On the top floor of their barn was a large, open, circular pen. Pigs? No. Sheep? Nope. Trick ponies?

Cock fighting.

Designed as a ring to train roosters, John’s father painstakingly dedicated himself to training the best fighting cocks this side of Vermont. John and his brothers, all of whom did not share their father’s love for cock fighting, watched and helped their dad as he brought up the roosters and watched them in action.

A rooster’s natural temperament is one of fighting, domination and violence: ruling the roost as we all know comes from a rooster’s predilection to hurt other roosters and his hens. But, John told me last week in the parking lot of the local gas station, over coffee, there are ways to get them to be even more vicious.

“You cut off their spurs, you know, and you put a sharpened razor blade up against their leg and tape it down til the flesh just grows right over it.”

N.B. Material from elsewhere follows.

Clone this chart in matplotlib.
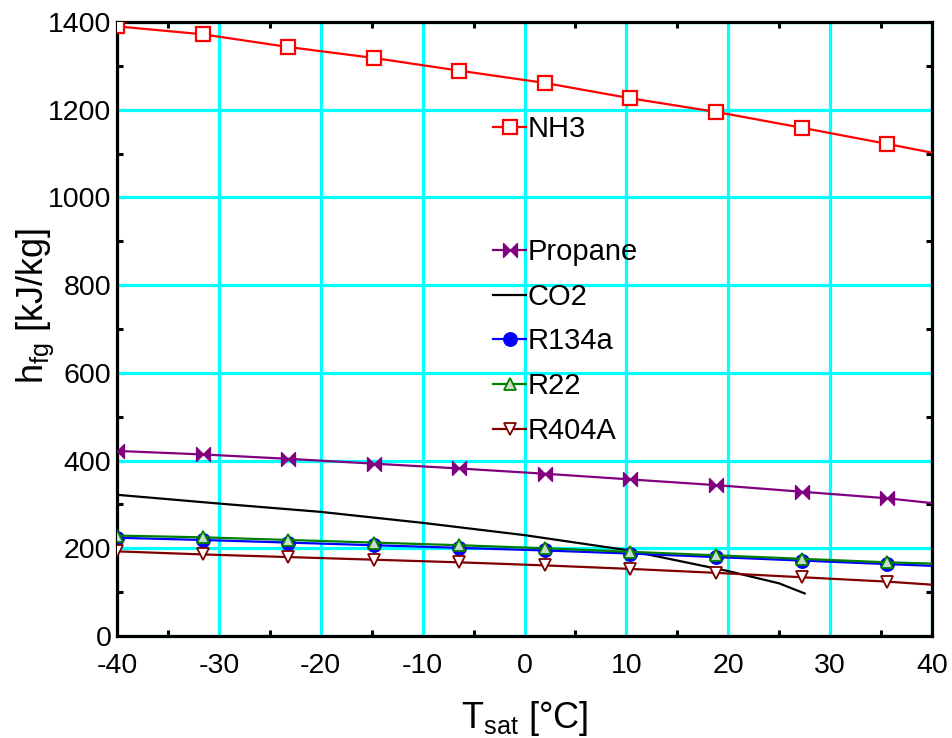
import matplotlib
matplotlib.use("Agg")
import matplotlib.pyplot as plt
from matplotlib.path import Path

plt.rcParams['font.family'] = ['Liberation Sans', 'DejaVu Sans']
plt.rcParams['mathtext.default'] = 'regular'
plt.rcParams['axes.unicode_minus'] = False

# ---- data ----
T_mark = [-40, -31.6, -23.2, -14.8, -6.4, 2.0, 10.4, 18.8, 27.2, 35.6, 40]
nh3 = [1390, 1372, 1343, 1318, 1289, 1261, 1226, 1195, 1159, 1122, 1102]
propane = [422, 414, 404, 393, 382, 370, 357, 344, 329, 314, 303]
r134a = [224, 219, 213, 207, 201, 195, 188, 180, 172, 164, 160]
r22 = [229, 225, 219, 213, 207, 200, 192, 184, 176, 168, 165]
r404a = [193, 186, 180, 174, 168, 161, 153, 144, 134, 124, 117]
co2_T = [-40, -30, -20, -10, 0, 10, 20, 25, 27.5]
co2 = [322, 302, 283, 258, 230, 196, 148, 120, 97]

x_ticks = [-40, -30, -20, -10, 0, 10, 20, 30, 40]
y_ticks = [0, 200, 400, 600, 800, 1000, 1200, 1400]

bowtie = Path([(-1, -1), (0, 0), (-1, 1), (-1, -1), (1, 1), (0, 0), (1, -1), (1, 1)],
              [Path.MOVETO, Path.LINETO, Path.LINETO, Path.CLOSEPOLY,
               Path.MOVETO, Path.LINETO, Path.LINETO, Path.CLOSEPOLY])

fig = plt.figure(figsize=(9.53, 7.38), dpi=100)
ax = fig.add_axes([0.1228, 0.1382, 0.8552, 0.832])

mev = slice(0, 10)
l_nh3, = ax.plot(T_mark, nh3, color='#ff0000', lw=1.6, marker='s', ms=9.5, mew=1.6,
                 mfc='white', mec='#ff0000', markevery=mev, label='NH3', zorder=3)
l_pro, = ax.plot(T_mark, propane, color='#800080', lw=1.6, marker=bowtie, ms=10,
                 mew=1.0, mfc='#800080', mec='#800080', markevery=mev, label='Propane', zorder=3)
l_co2, = ax.plot(co2_T, co2, color='black', lw=1.6, label='CO2', zorder=3)
l_134, = ax.plot(T_mark, r134a, color='#0000ff', lw=1.6, marker='o', ms=9.5, mew=1.2,
                 mfc='#0000ff', mec='#0000ff', markevery=mev, label='R134a', zorder=3)
l_r22, = ax.plot(T_mark, r22, color='#008000', lw=1.6, marker='^', ms=8, mew=1.3,
                 mfc='#c8dcc8', mec='#008000', markevery=mev, label='R22', zorder=3)
l_404, = ax.plot(T_mark, r404a, color='#800000', lw=1.6, marker='v', ms=8, mew=1.3,
                 mfc='white', mec='#800000', markevery=mev, label='R404A', zorder=3)

ax.set_xlim(-40, 40)
ax.set_ylim(0, 1400)
ax.set_xticks(x_ticks)
ax.set_yticks(y_ticks)
ax.set_xticks([v + 5 for v in x_ticks[:-1]], minor=True)
ax.set_yticks([v + 100 for v in y_ticks[:-1]], minor=True)

ax.grid(True, which='major', color='#00ffff', lw=2.3)
ax.set_axisbelow(True)
ax.tick_params(which='major', length=0, labelsize=20.5, pad=4)
ax.tick_params(axis='x', which='major', pad=12)
ax.tick_params(which='minor', direction='in', length=4, width=2.2,
               top=True, right=True, color='black')
for s in ax.spines.values():
    s.set_linewidth(2.3)
    s.set_color('black')

ax.set_xlabel('T$_{sat}$ [°C]', fontsize=26)
ax.set_ylabel('h$_{fg}$ [kJ/kg]', fontsize=26)
ax.xaxis.set_label_coords(0.5, -0.102)
ax.yaxis.set_label_coords(-0.075, 0.537)

leg1 = ax.legend(handles=[l_nh3], loc='center left', bbox_to_anchor=(0.461, 0.826),
                 frameon=False, fontsize=21, handlelength=1.15, handletextpad=0.05,
                 borderpad=0, borderaxespad=0)
ax.add_artist(leg1)
ax.legend(handles=[l_pro, l_co2, l_134, l_r22, l_404], loc='center left',
          bbox_to_anchor=(0.461, 0.4797), frameon=False, fontsize=21,
          handlelength=1.15, handletextpad=0.05, labelspacing=0.57,
          borderpad=0, borderaxespad=0)

fig.savefig('out.png', dpi=100)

After what one assumes is a bit of time to train up your fighting roosters in the circular pen on the top floor of the barn, John’s dad would take the roosters and his sons to fighting matches elsewhere in town.

John’s dad suffered from chronic allergies and was never to be found without 4 or 5 cotton handkerchiefs stuffed into all his pockets. His nose constantly ran, winter or summer, especially so when he was excited about the day’s cockfight. Fighting to the death, the roosters would set upon each other in a ring not so dissimilar to the one on the top floor of the barn. Farmers young and old would bet money and cheer on their favorite fighting creature until one lay dead, and the other, bloody, stood victorious.

Of course, cockfighting is discouraged in American society, even thirty or forty years ago the cops just didn’t like it. At the beginning of each cockfight, John’s dad would come to him and say,

“Ok, son. Now, if we get raided, I want you to hide here, under the floorboards, see? And after I get out of jail, I’ll come and get you. Now don’t you leave now, you just wait right here. I’ll be back for you.”

John’s dad was arrested multiple times for cockfighting, but of course, never stopped. He had a passion for the sport. Once, after a raid and subsequent arrest, when we can assume that little John was hiding under the floorboards of a stranger’s barn until he felt safe enough to run home, John’s dad ended up in jail with the cops who knew him and his family and his strong love for cockfighting. They took away all his handkerchiefs, saying that he might tie them all together and try to hang himself in the jail cell.

He said, “But what about my runny nose?”

They said, “Use your sleeve!”

He said, “But can’t I just take off my shirt and tie it up and try to hang myself?”

Despite their father’s love for cockfighting, neither John nor his brothers took up the pastime, seeing it as savage and cruel and not liking the death of so many beautiful, albeit bloodthirsty, birds. I asked him if he thought there were still cockfights around Maine and New Hampshire, and he said, “oh yeah…bound to be. They’re just hidden is all.”